Call of Juarez review

If the 100th anniversary of the Duke brought a tear to your eye, there’s a good chance Call of Juarez has a crusty wanted poster with your mug on it. It wonderfully captures the pristine and burgeoning frontier that provided the backdrop for many a brutal Western endeavor. A first person shooter that’s equal parts Deadwood and The Searchers; stagecoaches, saloons and saltier-than-thou dialogue really help Juarez nail its intended time and motif.



Bullets audibly ricochet and the ten gallon hats fly as you as you battle through America’s late 1800’s adolescence stealing, fighting, and exerting deadly prejudice against the Apache in a manner that would make the Man from Laramie proud. And for the majority of you who can’t tell a woodpecker from a Peckinpah, we’ll try to keep the fifty-year old movie references to a minimum.

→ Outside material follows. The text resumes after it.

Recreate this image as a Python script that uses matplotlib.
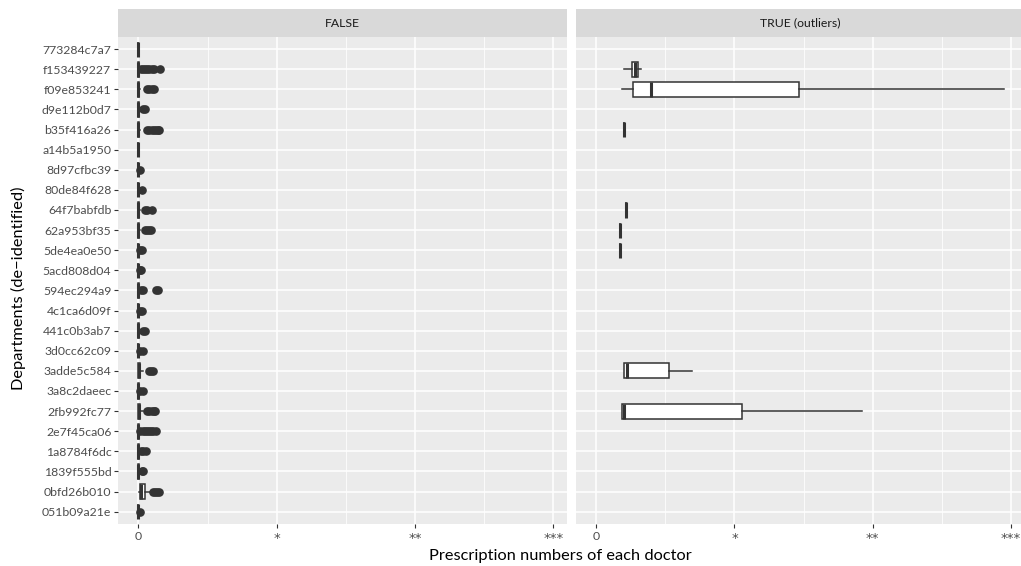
import matplotlib
matplotlib.use("Agg")
import matplotlib.pyplot as plt
from matplotlib.transforms import ScaledTranslation

plt.rcParams['font.family'] = ['Lato', 'DejaVu Sans']

# Departments, listed top to bottom as displayed
departments = [
    "773284c7a7", "f153439227", "f09e853241", "d9e112b0d7", "b35f416a26",
    "a14b5a1950", "8d97cfbc39", "80de84f628", "64f7babfdb", "62a953bf35",
    "5de4ea0e50", "5acd808d04", "594ec294a9", "4c1ca6d09f", "441c0b3ab7",
    "3d0cc62c09", "3adde5c584", "3a8c2daeec", "2fb992fc77", "2e7f45ca06",
    "1a8784f6dc", "1839f555bd", "0bfd26b010", "051b09a21e",
]

facet_labels = ["FALSE", "TRUE (outliers)"]
x_tick_values = [0, 1, 2, 3]
x_tick_labels = ["0", "*", "**", "***"]

# ---- Panel FALSE (non-outlier doctors): five-number summaries + outliers ----
false_whislo = [0, 0, 0, 0, 0, 0, 0, 0, 0, 0, 0, 0, 0, 0, 0, 0, 0, 0, 0, 0, 0, 0, 0.008, 0]
false_q1     = [0, 0, 0, 0, 0, 0, 0, 0, 0, 0, 0, 0, 0, 0, 0, 0, 0, 0, 0, 0, 0, 0, 0.012, 0]
false_med    = [0, 0, 0, 0, 0, 0, 0, 0, 0, 0, 0, 0, 0, 0, 0, 0, 0.005, 0, 0.005, 0, 0, 0, 0.018, 0]
false_q3     = [0, 0.004, 0.004, 0.003, 0.004, 0, 0, 0, 0.004, 0.004, 0, 0, 0.004, 0,
                0.003, 0, 0.012, 0.002, 0.012, 0.002, 0.003, 0.002, 0.045, 0]
false_whishi = [0, 0.01, 0.01, 0.008, 0.01, 0, 0, 0, 0.01, 0.01, 0, 0, 0.01, 0,
                0.008, 0, 0.03, 0.006, 0.03, 0.005, 0.008, 0.005, 0.085, 0]
false_fliers = [
    [],
    [0.02, 0.035, 0.05, 0.065, 0.08, 0.095, 0.11, 0.155],
    [0.065, 0.08, 0.095, 0.11],
    [0.03, 0.045],
    [0.065, 0.08, 0.095, 0.11, 0.125, 0.14, 0.15],
    [],
    [0.015],
    [0.027],
    [0.05, 0.065, 0.1],
    [0.05, 0.065, 0.08, 0.09],
    [0.01, 0.025],
    [0.01, 0.022],
    [0.02, 0.035, 0.125, 0.145],
    [0.01, 0.025],
    [0.03, 0.048],
    [0.01, 0.03],
    [0.075, 0.09, 0.105],
    [0.015, 0.03],
    [0.065, 0.08, 0.095, 0.11, 0.12],
    [0.015, 0.03, 0.045, 0.06, 0.075, 0.09, 0.105, 0.125],
    [0.02, 0.035, 0.053],
    [0.025, 0.035],
    [0.105, 0.12, 0.135, 0.15],
    [0.01],
]

# ---- Panel TRUE (outliers): only some departments present ----
true_departments = ["f153439227", "f09e853241", "b35f416a26", "64f7babfdb",
                    "62a953bf35", "5de4ea0e50", "3adde5c584", "2fb992fc77"]
true_whislo = [0.200, 0.190, 0.202, 0.216, 0.175, 0.173, 0.200, 0.185]
true_q1     = [0.257, 0.270, 0.202, 0.216, 0.175, 0.173, 0.200, 0.185]
true_med    = [0.280, 0.400, 0.202, 0.216, 0.175, 0.173, 0.225, 0.200]
true_q3     = [0.305, 1.466, 0.202, 0.216, 0.175, 0.173, 0.525, 1.058]
true_whishi = [0.325, 2.950, 0.202, 0.216, 0.175, 0.173, 0.690, 1.920]

n = len(departments)
ypos = {d: n - i for i, d in enumerate(departments)}  # top row -> highest y

W, H = 1021, 566
fig = plt.figure(figsize=(W / 100, H / 100), dpi=100)

panel_left = [118.3, 576.0]
panel_w = 449.0
panel_top = 37.0
panel_bot = 523.7
strip_top = 9.3

ink = "#333333"
common = dict(orientation="horizontal", widths=0.75, patch_artist=True,
              showcaps=False,
              boxprops=dict(facecolor="white", edgecolor=ink, linewidth=1.1),
              medianprops=dict(color=ink, linewidth=2.2, solid_capstyle="butt"),
              whiskerprops=dict(color=ink, linewidth=1.1),
              flierprops=dict(marker="o", markerfacecolor=ink, markeredgecolor=ink,
                              markersize=5.2, linestyle="none"))

stats0 = []
for i, d in enumerate(departments):
    stats0.append(dict(whislo=false_whislo[i], q1=false_q1[i], med=false_med[i],
                       q3=false_q3[i], whishi=false_whishi[i],
                       fliers=false_fliers[i]))
stats1 = []
for i, d in enumerate(true_departments):
    stats1.append(dict(whislo=true_whislo[i], q1=true_q1[i], med=true_med[i],
                       q3=true_q3[i], whishi=true_whishi[i], fliers=[]))
panel_stats = [(stats0, [ypos[d] for d in departments]),
               (stats1, [ypos[d] for d in true_departments])]

for k in range(2):
    ax = fig.add_axes([panel_left[k] / W, (H - panel_bot) / H,
                       panel_w / W, (panel_bot - panel_top) / H])
    ax.set_facecolor("#ebebeb")
    for s in ax.spines.values():
        s.set_visible(False)
    st, pos = panel_stats[k]
    ax.bxp(st, positions=pos, **common)

    ax.set_xlim(-0.145, 3.10)
    ax.set_ylim(0.4, n + 0.6)
    ax.set_xticks(x_tick_values)
    ax.set_xticklabels(x_tick_labels)
    ax.set_xticks([0.5, 1.5, 2.5], minor=True)
    ax.set_yticks([ypos[d] for d in departments])
    ax.grid(True, which="major", color="white", linewidth=1.1)
    ax.grid(True, which="minor", axis="x", color="white", linewidth=0.55)
    ax.set_axisbelow(True)
    ax.tick_params(axis="x", which="major", length=3, width=0.8, color=ink,
                   labelcolor="#4d4d4d", labelsize=8.8, pad=2)
    ax.tick_params(axis="x", which="minor", length=0)
    for lab in ax.get_xticklabels():
        if "*" in lab.get_text():
            lab.set_fontfamily("DejaVu Sans")
            lab.set_fontsize(9.5)
            lab.set_transform(lab.get_transform() +
                              ScaledTranslation(0, -1.2 / 72, fig.dpi_scale_trans))
    if k == 0:
        ax.set_yticklabels(departments)
        ax.tick_params(axis="y", length=3, width=0.8, color=ink,
                       labelcolor="#4d4d4d", labelsize=8.8, pad=2)
    else:
        ax.set_yticklabels([])
        ax.tick_params(axis="y", length=0, labelleft=False)

    sax = fig.add_axes([panel_left[k] / W, (H - panel_top) / H,
                        panel_w / W, (panel_top - strip_top) / H])
    sax.set_facecolor("#d9d9d9")
    sax.set_xticks([]); sax.set_yticks([])
    for s in sax.spines.values():
        s.set_visible(False)
    sax.text(0.5, 0.5, facet_labels[k], ha="center", va="center",
             color="#1a1a1a", fontsize=8.8, transform=sax.transAxes)

fig.text(560.5 / W, (H - 556) / H, "Prescription numbers of each doctor",
         ha="center", va="center", fontsize=11.8, color="black")
fig.text(18 / W, (H - 288) / H, "Departments (de\u2212identified)",
         ha="center", va="center", rotation=90, fontsize=11.8, color="black")

fig.savefig("out.png", dpi=100)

Blasting across the testosterone soaked stage, you’ll play as two characters: the pious Reverend Ray and the man with no last name, Billy Candle (Yeah, that looked like a last name to us, but since The Man with no Name is frequently referred to as Joe, we’ll let it slide.) The story of revenge, greed and misunderstanding unfolds with one playable character in hot pursuit of another, allowing you to re-explore the vast and uncut Leone-esque levels via branching pathways and without the repetitive backtracking.